Sometimes a No. 15 seed is beaten before it starts. Had Georgia State been matched against Duke or North Carolina, the Panthers would have had no chance – the manpower difference would have been too vast. Because they were drawn against Cincinnati, they have a chance.

The Bearcats are No. 4 overall in Ken Pomeroy's rankings. Georgia State is 95th. That's a gulf. This isn't: Cincinnati is second national in Effective Field Goal Percentage defense; the Panthers are 21st. Odds are, the Panthers won't score much Friday – and neither will Cincy. This is why KenPom gives GSU a 13 percent chance of winning, which is more than double the chance the analytic site assigns any of the other three No. 15s.

Cincinnati is great on defense. Like other teams that are great on defense – Virginia, say – the Bearcats’ games are slogs. Theyrank 323rd among 351 Division I teams in adjusted tempo. A pedestrian pace can become a liability if you’re the heavy favorite on a neutral floor and you’re unable to build a working lead. The longer the underdog stays close, the more the pressure descends on the team that’s supposed to win.

Georgia State has the edge in one essential index: It ranks 55th in Effective Field Goal Percentage; Cincinnati is 147th. The Bearcats have a hard time scoring. They’re not apt to win by 25 points. They don’t shoot well enough or play fast enough for that to happen. Cincinnati is 30-4, but the three best teams it beat outside the American Athletic Conference – the nation’s seventh-best league – were Buffalo, which won the Mid-American; UCLA, which barely made the NCAA field and is gone already, and Mississippi State, which is playing in the NIT.

As effusive as coach Ron Hunter and his Panthers can be in conversation, this isn’t a team that simply runs around and chucks a bunch of treys. “Sitting there watching, it looks really free,” guard D’Marcus Simonds said Thursday, “but it’s a system.”

Guard Devin Mitchell: “I’m pretty sure they’re going to try to run us off the (3-point) line. But I’m sure we’ll be able to get our shots off.”
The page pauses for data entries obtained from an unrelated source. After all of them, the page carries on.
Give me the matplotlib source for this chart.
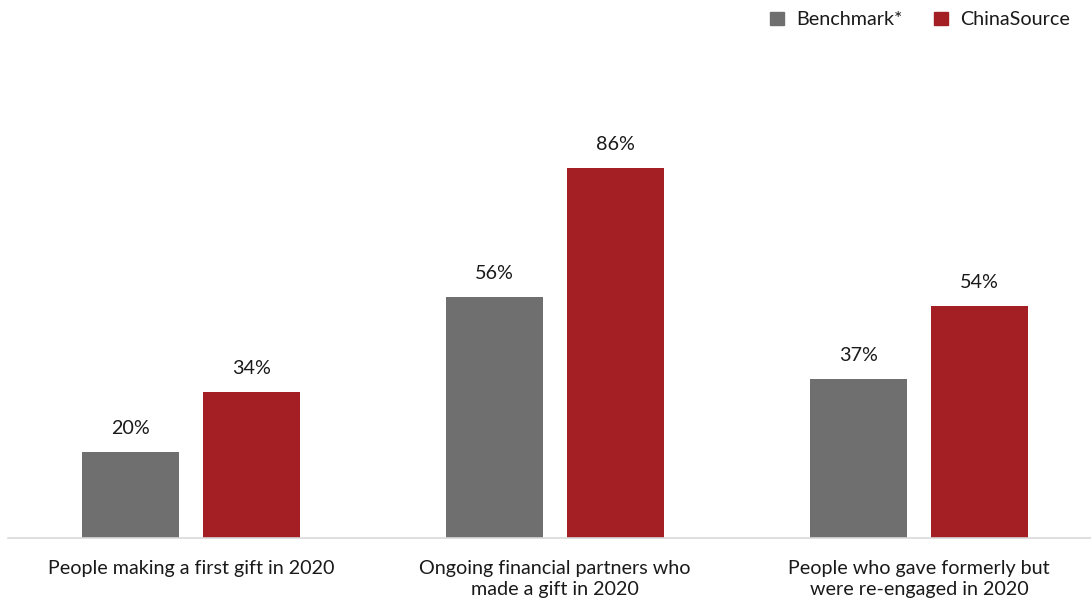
import matplotlib.pyplot as plt
from matplotlib.patches import Patch
import numpy as np

plt.rcParams['font.family'] = ['Lato', 'DejaVu Sans']

categories = ['People making a first gift in 2020',
              'Ongoing financial partners who\nmade a gift in 2020',
              'People who gave formerly but\nwere re-engaged in 2020']
benchmark = [20, 56, 37]
chinasource = [34, 86, 54]

gray = '#6F6F6F'
red = '#A31F24'

fig = plt.figure(figsize=(10.91, 6.07), dpi=100)
ax = fig.add_axes([8 / 1091, 69 / 607, 1083 / 1091, 430 / 607])

x = np.arange(len(categories))
w = 0.2665
off = 0.166
b1 = ax.bar(x - off, benchmark, w, color=gray)
b2 = ax.bar(x + off, chinasource, w, color=red)

# value labels above each bar
for bars, vals in [(b1, benchmark), (b2, chinasource)]:
    for bar, v in zip(bars, vals):
        ax.annotate(f'{v}%', (bar.get_x() + bar.get_width() / 2, v),
                    xytext=(0, 17), textcoords='offset points',
                    ha='center', va='center', fontsize=14.2, color='#1a1a1a')

ax.set_xlim(-183 / 364, 900 / 364)
ax.set_ylim(0, 100)
ax.set_xticks(x)
ax.set_xticklabels(categories, fontsize=14.2, color='#1a1a1a', linespacing=1.3)
ax.tick_params(axis='x', length=0, pad=16)
ax.set_yticks([])
for s in ['top', 'right', 'left']:
    ax.spines[s].set_visible(False)
ax.spines['bottom'].set_color('#D9D9D9')
ax.spines['bottom'].set_linewidth(1.2)

handles = [Patch(color=gray, label='Benchmark*'), Patch(color=red, label='ChinaSource')]
fig.legend(handles=handles, loc='upper right', bbox_to_anchor=(0.993, 1.004),
           ncol=2, frameon=False, fontsize=14.2, handlelength=0.7, handleheight=0.7,
           handletextpad=0.6, columnspacing=1.6, borderaxespad=0.3,
           labelcolor='#1a1a1a')

fig.savefig('out.png', dpi=100)
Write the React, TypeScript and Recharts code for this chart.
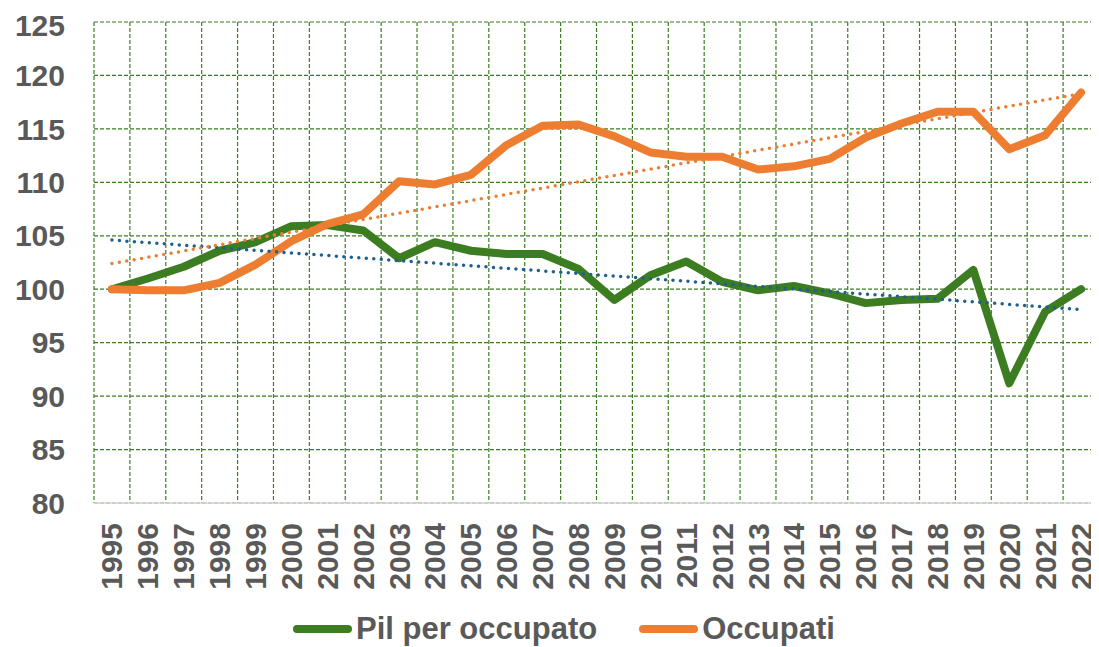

There’s no reason to believe the Panthers will make 50 percent of their shots Friday. Only Wichita State and Cleveland State – the latter is coached by Dennis Felton, formerly of Georgia – did that this season. But Cincinnati isn’t apt to shoot well, either. The Bearcats won three games in the American tournament despite making only 42.1, 40.7 and 43.5 percent of their shots. But these were the shooting percentages of Georgia State’s opponents in the Sun Belt tournament – 31.1, 39.6 and 29.8. The Panthers didn’t trail in that event.

If there’s a knock on Georgia State, it’s that it has played only one team that made the NCAA field. The Panthers beat Montana 71-68 on Dec. 9. It played only one Power 5 opponent, losing to Ole Miss, which finished as the SEC’s worst team, in November. (The Panthers did beat Georgia Tech in an exhibition.) There’s no way to know if a mid-major can stand in against one of the big boys until it actually happens, but we have to ask: Exactly how big is Cincinnati?

This is the Bearcats’ eighth consecutive NCAA tournament. They’ve failed to advance beyond the first weekend in six of the previous seven. Even though they’re a No. 2 seed, they’re not expected to go far this time. ESPN polled 27 of its analysts: None had Cincinnati reaching the Final Four. (This program, which won championships in 1961 and 1962 and was denied by Loyola in overtime in 1963, has reached one Final Four since – under Bob Huggins in 1992.)

If you’re a No. 15, Cincinnati is the Round 1 opponent you’re hoping to get. It’s not to overwhelm you with talent. It’s not going to shoot the lights out. It has to beat you up to beat you, and these Panthers aren’t shrinking violets themselves. Don’t misunderstand: This would be a massive upset – only eight No. 2 seeds have ever been one-and-done – if it happens. But these Panthers do have a shot.